Boneyard Tools

Visual Duplicate Finder

Find duplicate and near-duplicate images by how they LOOK, not by an exact file match. Drop in a whole batch of photos and an AI vision model (CLIP) gives each one a visual fingerprint, then compares them by similarity, all in your browser. Because it compares the picture and not the bytes, it catches resized copies, re-saved JPEGs, light crops, and small edits that defeat ordinary duplicate finders that only match identical files. Group near-identical images and see the one to keep plus its duplicates, or list the most similar pairs ranked by a similarity score. Drag the threshold slider to make matching stricter or looser and the groups update instantly, with no re-analysis. Nothing is uploaded; the model downloads once on first use, then is cached.

How to find duplicate images

  1. Add the images you want to check (drag a batch in, or browse). Two or more.
  2. Wait a few seconds while each image is analyzed in your browser.
  3. Drag the similarity slider to tune matching, then read the duplicate groups or the most similar pairs.

Examples

A folder of near-duplicate photos

12 images, including a JPEG and a resized copy of the same shot
3 groups, 5 duplicates of 12 images, with the copy to keep marked in each group

Frequently asked questions

Are my images uploaded anywhere?

No. Every image is analyzed entirely in your browser with a CLIP vision model running via transformers.js (WebGPU accelerated when available, WebAssembly otherwise). Your photos are processed on your device and never leave it. Only the model itself downloads, once, then is cached for instant reuse.

How is this different from a normal duplicate file finder?

Ordinary finders compare file hashes, so they only catch byte-for-byte identical copies. This tool compares how the image looks. It turns each picture into a visual fingerprint and measures similarity, so it also catches resized copies, re-saved JPEGs, format conversions, light crops, and small edits that change the bytes but not the picture.
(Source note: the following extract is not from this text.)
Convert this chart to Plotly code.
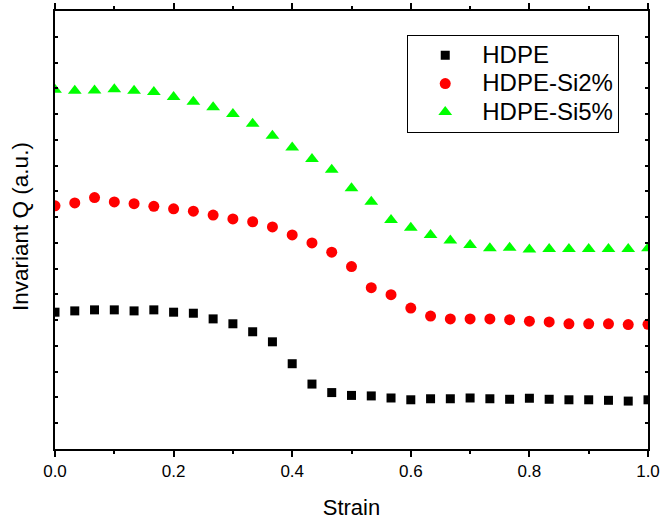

What does the similarity threshold do?

Each pair of images gets a similarity score from 0 to 100 percent. The threshold is the cutoff for calling two images duplicates. A higher threshold is stricter and only flags near-identical images; a lower one catches looser, more loosely related matches. Changing it re-groups the existing results instantly, with no re-analysis.

What is the difference between duplicate groups and most similar pairs?

Duplicate groups cluster near-identical images together and mark one to keep plus its duplicates, which is ideal for cleaning up a library. Most similar pairs simply lists every image pair above the threshold, ranked by similarity, which is useful when you want to review matches one by one before deleting anything.

How many images can I check at once?

As many as your browser's memory allows. Each image is analyzed once and its fingerprint is cached, so adjusting the threshold afterward is instant. Very large batches take longer to analyze the first time and use more memory, since the comparison looks at every pair of images.